Write out again exactly the lines from the one containing "Convert this chart to matplotlib code." through the one containing "ax.set_ylim(1, 6)", both included, and omit the pictures.

▶ [Task input]
-- begin --

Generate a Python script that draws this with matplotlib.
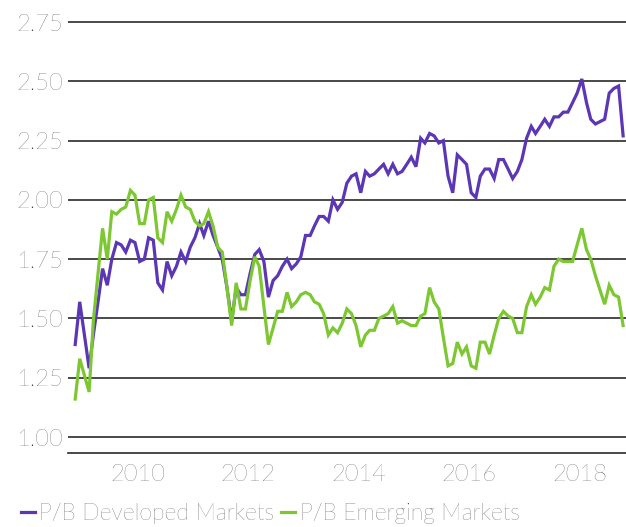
import numpy as np
import pandas as pd
import matplotlib
matplotlib.use("Agg")
import matplotlib.pyplot as plt
import matplotlib.dates as mdates

# monthly price-to-book, Nov 2008 .. Oct 2018
dates = pd.date_range("2008-11-01", periods=120, freq="MS") + pd.Timedelta(days=14)

pb_developed = [
    1.39, 1.57, 1.43, 1.29, 1.43, 1.57, 1.71, 1.64, 1.75, 1.82,
    1.81, 1.78, 1.83, 1.82, 1.74, 1.75, 1.84, 1.83, 1.65, 1.62,
    1.74, 1.68, 1.72, 1.78, 1.74, 1.80, 1.84, 1.90, 1.85, 1.91,
    1.85, 1.80, 1.75, 1.63, 1.49, 1.63, 1.60, 1.60, 1.69, 1.77,
    1.79, 1.74, 1.59, 1.66, 1.68, 1.72, 1.75, 1.71, 1.73, 1.76,
    1.85, 1.85, 1.89, 1.93, 1.93, 1.91, 2.00, 1.96, 1.99, 2.07,
    2.10, 2.11, 2.03, 2.12, 2.10, 2.11, 2.13, 2.15, 2.11, 2.15,
    2.11, 2.12, 2.15, 2.18, 2.14, 2.26, 2.24, 2.28, 2.27, 2.24,
    2.25, 2.10, 2.03, 2.19, 2.17, 2.15, 2.03, 2.01, 2.10, 2.13,
    2.13, 2.09, 2.17, 2.17, 2.13, 2.09, 2.12, 2.17, 2.26, 2.31,
    2.28, 2.31, 2.34, 2.31, 2.35, 2.35, 2.37, 2.37, 2.41, 2.45,
    2.51, 2.41, 2.34, 2.32, 2.33, 2.34, 2.45, 2.47, 2.48, 2.27,
]

pb_emerging = [
    1.16, 1.33, 1.26, 1.19, 1.49, 1.69, 1.88, 1.75, 1.95, 1.94,
    1.96, 1.97, 2.04, 2.02, 1.90, 1.90, 2.00, 2.01, 1.84, 1.82,
    1.95, 1.91, 1.96, 2.02, 1.97, 1.96, 1.91, 1.89, 1.90, 1.95,
    1.89, 1.80, 1.78, 1.63, 1.47, 1.65, 1.54, 1.54, 1.66, 1.76,
    1.72, 1.55, 1.39, 1.46, 1.53, 1.53, 1.61, 1.55, 1.57, 1.60,
    1.61, 1.60, 1.57, 1.56, 1.52, 1.43, 1.46, 1.44, 1.48, 1.54,
    1.52, 1.47, 1.38, 1.43, 1.45, 1.45, 1.50, 1.51, 1.52, 1.55,
    1.48, 1.49, 1.48, 1.47, 1.47, 1.51, 1.52, 1.63, 1.57, 1.54,
    1.42, 1.30, 1.31, 1.40, 1.35, 1.38, 1.30, 1.29, 1.40, 1.40,
    1.35, 1.43, 1.50, 1.53, 1.51, 1.50, 1.44, 1.44, 1.55, 1.60,
    1.56, 1.59, 1.63, 1.62, 1.72, 1.75, 1.74, 1.74, 1.74, 1.81,
    1.88, 1.79, 1.75, 1.68, 1.62, 1.56, 1.64, 1.60, 1.59, 1.47,
]

series_labels = ["P/B Developed Markets", "P/B Emerging Markets"]
colors = ["#5B36B5", "#7DC832"]
y_ticks = [1.00, 1.25, 1.50, 1.75, 2.00, 2.25, 2.50, 2.75]
x_years = [2010, 2012, 2014, 2016, 2018]

plt.rcParams["font.family"] = ["Lato", "DejaVu Sans"]
plt.rcParams["font.weight"] = "light"

fig = plt.figure(figsize=(6.26, 5.27), dpi=100)
ax = fig.add_axes([0.109, 0.1404, 0.891, 0.8313])

for vals, lab, col in zip([pb_developed, pb_emerging], series_labels, colors):
    ax.plot(dates, vals, color=col, lw=2.3, label=lab, solid_joinstyle="miter")

ax.set_ylim(0.9325, 2.78)
ax.set_xlim(pd.Timestamp("2008-09-30"), pd.Timestamp("2018-11-03"))
ax.set_yticks(y_ticks)
ax.set_yticklabels([f"{t:.2f}" for t in y_ticks])
ax.set_xticks([pd.Timestamp(f"{y}-01-01") for y in x_years])
ax.xaxis.set_major_formatter(mdates.DateFormatter("%Y"))

ax.grid(axis="y", color="#2a2a2a", lw=1.2)
ax.set_axisbelow(True)
for s in ["top", "right", "left"]:
    ax.spines[s].set_visible(False)
ax.spines["bottom"].set_color("#2a2a2a")
ax.spines["bottom"].set_linewidth(1.2)

ax.tick_params(axis="both", length=0, labelsize=17, labelcolor="#333333")
ax.tick_params(axis="y", pad=4)
ax.tick_params(axis="x", pad=8)

leg = fig.legend(loc="lower left", bbox_to_anchor=(0.0, -0.034), ncol=2,
                 frameon=False, handlelength=0.6, handletextpad=0.2,
                 columnspacing=0.3, fontsize=16.6, labelcolor="#333333")

fig.savefig("out.png", dpi=100)
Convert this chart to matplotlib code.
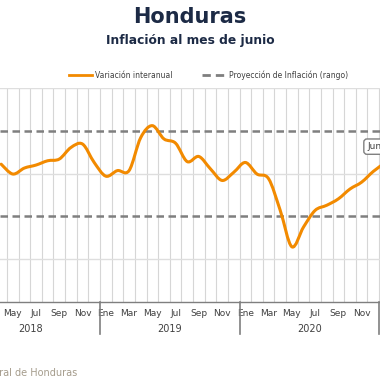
import numpy as np
import matplotlib.pyplot as plt
from matplotlib.path import Path
from matplotlib.patches import PathPatch
from matplotlib.transforms import blended_transform_factory

# monthly interannual inflation (%), Apr 2018 .. Jan 2021
meses_idx = np.arange(3, 37)          # 0 = Ene 2018
inflacion = [4.22, 3.99, 4.13, 4.20, 4.30, 4.34, 4.61, 4.69, 4.26,
             3.94, 4.07, 4.07, 4.84, 5.12, 4.81, 4.71, 4.28, 4.40, 4.11, 3.84, 4.03,
             4.26, 3.99, 3.88, 3.14, 2.29, 2.75, 3.14, 3.26, 3.41, 3.64, 3.80, 4.05,
             4.25]
rango = [3, 5]   # inflation projection range
etiquetas_mes = ['Ene', 'Feb', 'Mar', 'Abr', 'May', 'Jun', 'Jul', 'Ago', 'Sep', 'Oct', 'Nov', 'Dic']
anios = [2018, 2019, 2020, 2021]

naranja = '#f28a00'
gris = '#7f7f7f'
azul = '#1c2a45'


def smooth_path(x, y):
    """Excel-like smoothed line: catmull-rom as cubic bezier segments."""
    x = np.asarray(x, float)
    y = np.asarray(y, float)
    verts = [(x[0], y[0])]
    codes = [Path.MOVETO]
    n = len(x)
    for i in range(n - 1):
        x0, y0 = (x[i - 1], y[i - 1]) if i > 0 else (x[i], y[i])
        x3, y3 = (x[i + 2], y[i + 2]) if i + 2 < n else (x[i + 1], y[i + 1])
        c1 = (x[i] + (x[i + 1] - x0) / 6, y[i] + (y[i + 1] - y0) / 6)
        c2 = (x[i + 1] - (x3 - x[i]) / 6, y[i + 1] - (y3 - y[i]) / 6)
        verts += [c1, c2, (x[i + 1], y[i + 1])]
        codes += [Path.CURVE4] * 3
    return Path(verts, codes)


fig = plt.figure(figsize=(3.8, 3.8), dpi=100)
ax = fig.add_axes([0, 1 - 302/380, 1, (302 - 88)/380])

# grid
for m in range(0, 48):
    ax.axvline(m - 0.5, color='#d6d6d6', lw=0.8, zorder=0)
for yv in [2, 4, 6]:
    ax.axhline(yv, color='#dedede', lw=1.0, zorder=0)
for yv in rango:
    ax.axhline(yv, color=gris, lw=1.8, ls=(0, (3, 1.8)), zorder=1)

ax.add_patch(PathPatch(smooth_path(meses_idx, inflacion), fc='none', ec=naranja,
                       lw=2.2, zorder=3, capstyle='round', joinstyle='round'))

for s in ['top', 'left', 'right']:
    ax.spines[s].set_visible(False)
ax.spines['bottom'].set_color(gris)
ax.spines['bottom'].set_linewidth(1.0)
ax.set_yticks([])

ticks = np.arange(0, 48, 2)
ax.set_xticks(ticks)
ax.set_xticklabels([etiquetas_mes[t % 12] for t in ticks], fontsize=6.5, color='#404040')
ax.tick_params(axis='x', length=0, pad=5)
ax.set_xlim(2.90, 35.58)
ax.set_ylim(1, 6)

trans = blended_transform_factory(ax.transData, ax.transAxes)
for i, a in enumerate(anios):
    ax.text(12 * i + 5.5, -0.105, str(a), transform=trans, ha='center', va='top',
            fontsize=7, color='#404040', clip_on=False)
    ax.plot([12 * i - 0.5, 12 * i - 0.5], [0, -0.15], transform=trans,
            color=gris, lw=1.2, clip_on=False)

# annotation box (cut at right edge)
ax.text(34.46, 4.63, 'Jun-21: 4.6%', fontsize=6.5, color='#404040', va='center', ha='left',
        bbox=dict(boxstyle='round,pad=0.35', fc='white', ec=gris, lw=1.0), clip_on=False,
        zorder=5)

# titles
fig.text(0.5, 0.955, 'Honduras', ha='center', va='center', fontsize=15,
         fontweight='bold', color=azul)
fig.text(0.5, 0.893, 'Inflación al mes de junio', ha='center', va='center', fontsize=8.8,
         fontweight='bold', color=azul)

# legend
ly = 1 - 75/380
fig.lines.append(plt.Line2D([69/380, 92/380], [ly] * 2, color=naranja, lw=2,
                            transform=fig.transFigure))
fig.text(95/380, ly, 'Variación interanual', fontsize=5.5, color='#404040', va='center')
fig.lines.append(plt.Line2D([202/380, 227/380], [ly] * 2, color=gris, lw=2,
                            ls=(0, (3, 1.8)), transform=fig.transFigure))
fig.text(229/380, ly, 'Proyección de Inflación (rango)', fontsize=5.5,
         color='#404040', va='center')

fig.text(77/380, 1 - 373/380, 'Fuente: Banco Central de Honduras', ha='right', va='center',
         fontsize=7, color='#a59c8c')

fig.savefig('out.png', dpi=100)
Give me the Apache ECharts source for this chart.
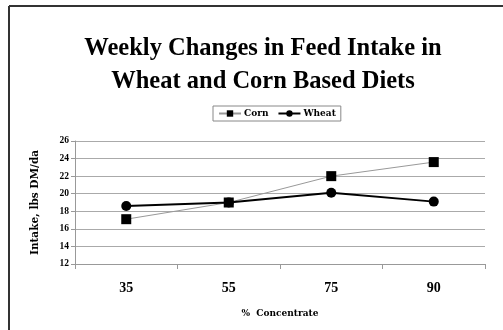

-- end --

▶ [Complete output]
Convert this chart to matplotlib code.
import numpy as np
import matplotlib.pyplot as plt
from matplotlib.path import Path
from matplotlib.patches import PathPatch
from matplotlib.transforms import blended_transform_factory

# monthly interannual inflation (%), Apr 2018 .. Jan 2021
meses_idx = np.arange(3, 37)          # 0 = Ene 2018
inflacion = [4.22, 3.99, 4.13, 4.20, 4.30, 4.34, 4.61, 4.69, 4.26,
             3.94, 4.07, 4.07, 4.84, 5.12, 4.81, 4.71, 4.28, 4.40, 4.11, 3.84, 4.03,
             4.26, 3.99, 3.88, 3.14, 2.29, 2.75, 3.14, 3.26, 3.41, 3.64, 3.80, 4.05,
             4.25]
rango = [3, 5]   # inflation projection range
etiquetas_mes = ['Ene', 'Feb', 'Mar', 'Abr', 'May', 'Jun', 'Jul', 'Ago', 'Sep', 'Oct', 'Nov', 'Dic']
anios = [2018, 2019, 2020, 2021]

naranja = '#f28a00'
gris = '#7f7f7f'
azul = '#1c2a45'


def smooth_path(x, y):
    """Excel-like smoothed line: catmull-rom as cubic bezier segments."""
    x = np.asarray(x, float)
    y = np.asarray(y, float)
    verts = [(x[0], y[0])]
    codes = [Path.MOVETO]
    n = len(x)
    for i in range(n - 1):
        x0, y0 = (x[i - 1], y[i - 1]) if i > 0 else (x[i], y[i])
        x3, y3 = (x[i + 2], y[i + 2]) if i + 2 < n else (x[i + 1], y[i + 1])
        c1 = (x[i] + (x[i + 1] - x0) / 6, y[i] + (y[i + 1] - y0) / 6)
        c2 = (x[i + 1] - (x3 - x[i]) / 6, y[i + 1] - (y3 - y[i]) / 6)
        verts += [c1, c2, (x[i + 1], y[i + 1])]
        codes += [Path.CURVE4] * 3
    return Path(verts, codes)


fig = plt.figure(figsize=(3.8, 3.8), dpi=100)
ax = fig.add_axes([0, 1 - 302/380, 1, (302 - 88)/380])

# grid
for m in range(0, 48):
    ax.axvline(m - 0.5, color='#d6d6d6', lw=0.8, zorder=0)
for yv in [2, 4, 6]:
    ax.axhline(yv, color='#dedede', lw=1.0, zorder=0)
for yv in rango:
    ax.axhline(yv, color=gris, lw=1.8, ls=(0, (3, 1.8)), zorder=1)

ax.add_patch(PathPatch(smooth_path(meses_idx, inflacion), fc='none', ec=naranja,
                       lw=2.2, zorder=3, capstyle='round', joinstyle='round'))

for s in ['top', 'left', 'right']:
    ax.spines[s].set_visible(False)
ax.spines['bottom'].set_color(gris)
ax.spines['bottom'].set_linewidth(1.0)
ax.set_yticks([])

ticks = np.arange(0, 48, 2)
ax.set_xticks(ticks)
ax.set_xticklabels([etiquetas_mes[t % 12] for t in ticks], fontsize=6.5, color='#404040')
ax.tick_params(axis='x', length=0, pad=5)
ax.set_xlim(2.90, 35.58)
ax.set_ylim(1, 6)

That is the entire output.